Real World Science

Find out more

To make a booking with the Museum's Real World Science team or find out more, contact us on 020 7942 5555.

Real World Science is a network of museums across the UK that use their natural history collections to engage pupils and teachers with science.

The programme considers global issues on a local scale. It links collections and current scientific research with the science curriculums across England, Northern Ireland, Scotland and Wales, with a focus on children aged seven to 14.

Real World Science puts teachers and students in contact with experts, role models and scientists, both in person and online.

It aims to:

  • increase the number of students and teachers visiting museums with natural history collections
  • inspire further study in STEM (science, technology, engineering and maths) and build scientific literacy
  • support the professional development of museum educators nationally, raising standards of science learning in museums
  • support programming initiatives, increasing capacity and extending reach 

STEM Careers for All

Young people with special educational needs and disabilities are often left out of careers programmes. It means they can be unaware of the value and importance of STEM careers, and the pathways to pursuing them.

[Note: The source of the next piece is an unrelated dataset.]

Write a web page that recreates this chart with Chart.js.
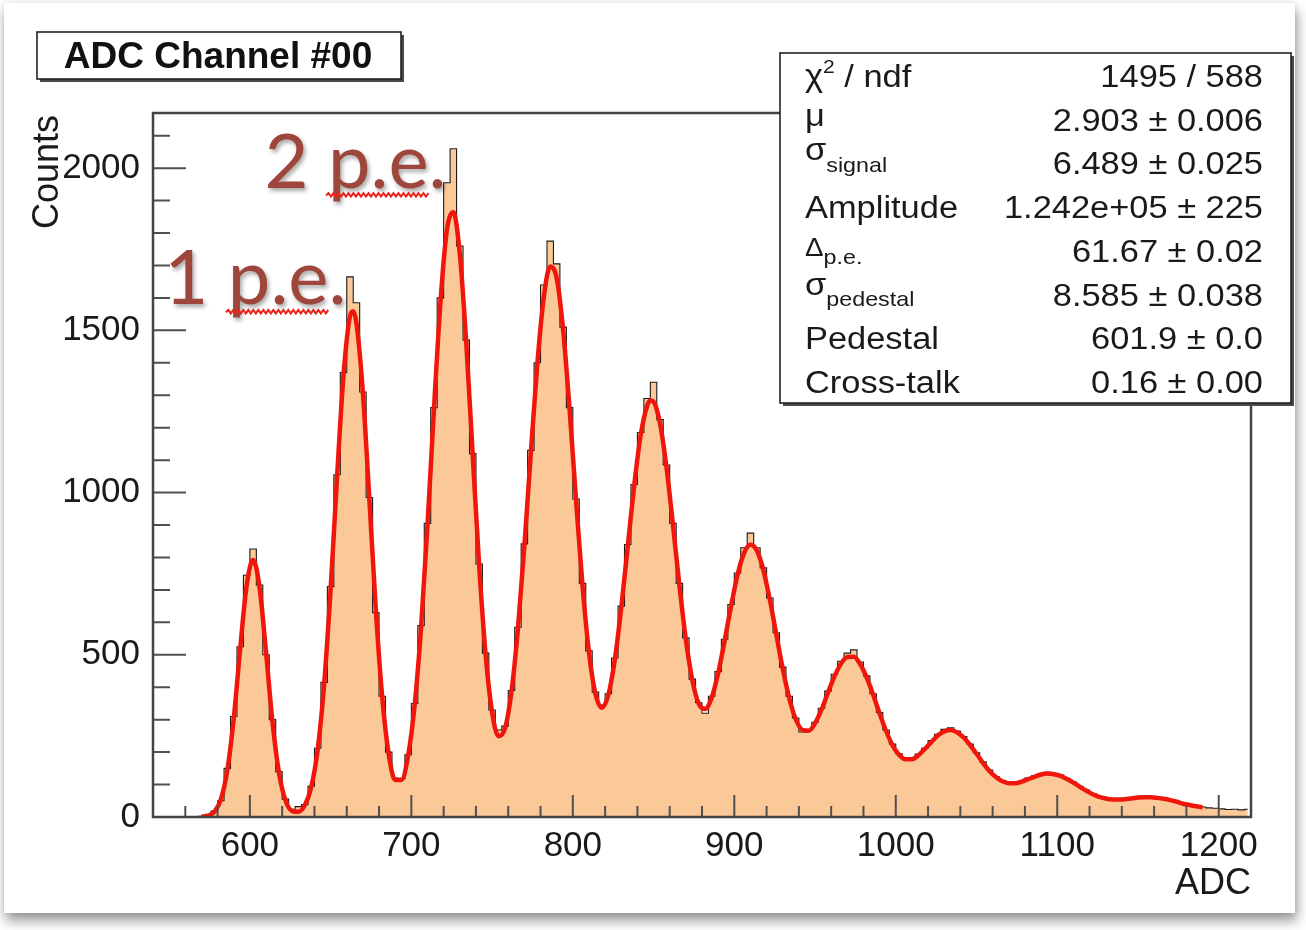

We have launched a new initiative to break down the barriers preventing these young people from considering STEM subjects and careers. This two-year programme at Leeds Museums and Galleries will develop a new approach to STEM work experience for young people with special educational needs and disabilities.

This programme has been generously supported by the Eranda Rothschild Foundation.

The Real World Science Leadership Initiative

The Real World Science Leadership Initiative, led by Great North Museum: Hancock, has developed a new model of teacher training.

This pilot, completed in June 2019, empowered 36 teachers to shape lessons around students' questions, in close partnership with their local natural history museums.

Teachers were trained in enquiry-based learning using objects, which enables children to explore scientific questioning behaviours and lead their own learning.

Teachers were also encouraged to trial the tools and techniques from the course with their students both in-class and through visits to natural history museums and other scientific sites, and reflect on how it improves the children's learning.

This two-year pilot was generously supported by The Foyle Foundation.